Propensity score: Fit a logistic model: glm(a ~ x, family = "binomial", data = db)
IPW weight $\pi$: Coxph model: coxph(Surv(obs_time, 1 - status) ~ x, data = db) and calculate the probability at the minimal of obs_time and analysis_time
$F(y\mid x; \theta)$
Fit a linear model based on observed outcome lm(y_obs ~ x, data = db)
Calculate the scaled CDF for f_q

y_std <- (q - db$y_mean) / db$y_sigma
rho + (1 - rho) * pnorm(y_std)

$R$: (obs_time > analysis_time) | (obs_time <= analysis_time & status = TRUE)

Simulation Setup

a: treatment group
xi the quantile of interest
n: sample size in each group for true value estimation
pct_missing: Percent of subject with missing value at analysis time $L$
pct_missing_death: Percent of subject dead on or before analysis time $L$
pct_missing_censor: Percent of subject censored on or before analysis time $L$

For the IPW part, we considered two types:

Type 1: same as in formula (5) of the manuscript
Type 2: we calculate the equation based on the formula below. That only use observed data.

$$\sum { I(Y < q) - \tilde{F}_a(y \mid X)) } / e(X_i; \alpha)$$

Missing data and censoring proportion

meta %>% select(a, n, starts_with("pct")) %>% unique()

Simulation Results

xi the quantile of interest
use_propensity: whether to use propensity score is the estimator equation.
use_km: whether to use KM estimator to adjust censoring
km_rho: method to estimate the probability of death at $L$
rho: raw estimator (observed death before $L$) / number of subjects
rho_km: estimated from Cox model coxph(Surv(obs_time, 1 - status) ~ x, data = db) at time $L$.
rho_km_simple: estimated from KM estimator at time $L$.
type: using IPW (formula 5) or AIPW (formula 6).
x0, x0_true: estimated or true value for the percentile in control group
x1, x1_true: estimated or true value for the percentile in treatment group
diff, diff_true: estimated or true value for the percentile difference between two group

Results with observing censoring

All proposed methods performs well under true value. Here we display the results when xi = 0.5.

est1 %>% ungroup() %>% subset(xi == 0.5 & km_rho == "rho_km") %>%
  mutate_if(is.numeric, round, 3)  %>% show_db()

For the results with different xi, we summarize the results in figures below

s1

Robustness of the estimator

Case 1: incorrect outcome regression

We consider a situation when the outcome regression is not correct.

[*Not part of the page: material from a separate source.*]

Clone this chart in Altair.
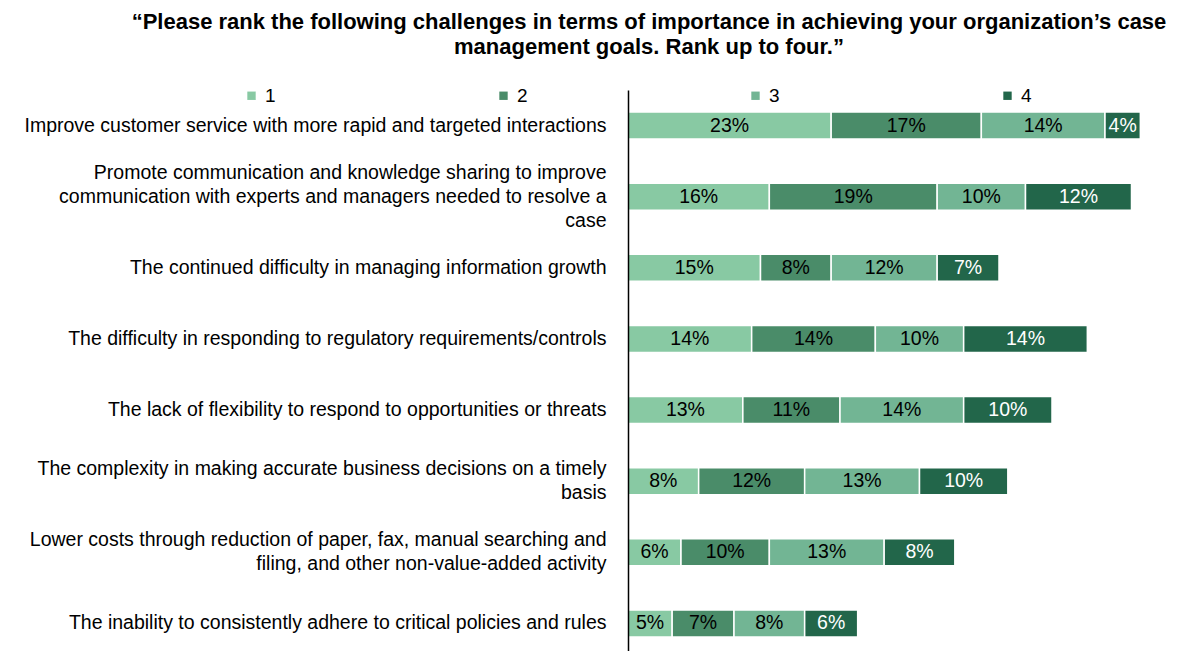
import altair as alt
import pandas as pd

categories = [
    "Improve customer service with more rapid and targeted interactions",
    "Promote communication and knowledge sharing to improve|communication with experts and managers needed to resolve a|case",
    "The continued difficulty in managing information growth",
    "The difficulty in responding to regulatory requirements/controls",
    "The lack of flexibility to respond to opportunities or threats",
    "The complexity in making accurate business decisions on a timely|basis",
    "Lower costs through reduction of paper, fax, manual searching and|filing, and other non-value-added activity",
    "The inability to consistently adhere to critical policies and rules",
]
rank1 = [23, 16, 15, 14, 13, 8, 6, 5]
rank2 = [17, 19, 8, 14, 11, 12, 10, 7]
rank3 = [14, 10, 12, 10, 14, 13, 13, 8]
rank4 = [4, 12, 7, 14, 10, 10, 8, 6]
ranks = ["1", "2", "3", "4"]
colors = ["#88C9A3", "#4A8C69", "#72B594", "#22664A"]

rows = []
for i, c in enumerate(categories):
    for r, vals in zip(ranks, [rank1, rank2, rank3, rank4]):
        rows.append({"cat": c, "rank": r, "value": vals[i], "ord": int(r)})
df = pd.DataFrame(rows)

FONT = "Liberation Sans"

label_offset = {
    "condition": [
        {"test": "length(split(datum.value, '|')) == 3", "value": -24},
        {"test": "length(split(datum.value, '|')) == 2", "value": -12},
    ],
    "value": 0,
}

base = alt.Chart(df).encode(
    y=alt.Y("cat:N", sort=categories, title=None,
            scale=alt.Scale(paddingInner=0.62, paddingOuter=0.31),
            axis=alt.Axis(labelExpr="split(datum.label, '|')", labelFont=FONT,
                          labelFontSize=19.5, labelColor="#000000", labelLimit=700,
                          labelPadding=22, ticks=False, domainColor="#000000",
                          domainWidth=1.5, labelLineHeight=24, zindex=1,
                          labelOffset=label_offset)),
    x=alt.X("value:Q", stack="zero", scale=alt.Scale(domain=[0, 60]), axis=None),
    order=alt.Order("ord:Q"),
)

bars = base.mark_bar(stroke="white", strokeWidth=1.5).encode(
    color=alt.Color("rank:N", scale=alt.Scale(domain=ranks, range=colors),
                    legend=alt.Legend(title=None, orient="none", direction="horizontal",
                                      legendX=-386, legendY=-4, symbolType="square",
                                      symbolSize=70, symbolStrokeWidth=0,
                                      labelFont=FONT, labelFontSize=19,
                                      labelColor="#000000", columnPadding=218, labelOffset=4)),
)

text = base.mark_text(font=FONT, fontSize=19.5).encode(
    x=alt.X("mid:Q"),
    text=alt.Text("label:N"),
    color=alt.condition("datum.rank == '4'", alt.value("#ffffff"), alt.value("#000000")),
).transform_stack(
    stack="value", groupby=["cat"], as_=["v0", "v1"], sort=[alt.SortField("ord")]
).transform_calculate(
    mid="(datum.v0 + datum.v1) / 2", label="datum.value + '%'"
)

chart = alt.layer(bars, text).properties(
    width=530, height=569,
    autosize=alt.AutoSizeParams(type="none"),
    padding={"left": 620, "top": 82, "right": 16, "bottom": 0},
    title=alt.TitleParams(
        ["\u201cPlease rank the following challenges in terms of importance in achieving your organization\u2019s case",
         "management goals. Rank up to four.\u201d"],
        font=FONT, fontSize=22, fontWeight="bold", color="#000000",
        anchor="middle", dx=-244, offset=27, lineHeight=25,
    ),
).configure_view(stroke=None)

chart.save("out.html", embed_options={"renderer": "svg", "actions": False})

The outcome data $Y$ is simulated from y <- rnorm(n, 0.4 + 0.8 * a + 0.3 * x + x * x2, sd = 1), where $X_2 \sim \mathcal{N}(0, 1)$. Everything else are the same.

s4

Case 2: incorrect propensity score

We consider a situation when the propensity score model is not correct.

The treatment group is simulated from prob <- inv_logit(-0.25 + 0.5 * x + x * x2), where $X_2 \sim \mathcal{N}(0, 1)$. Everything else are the same.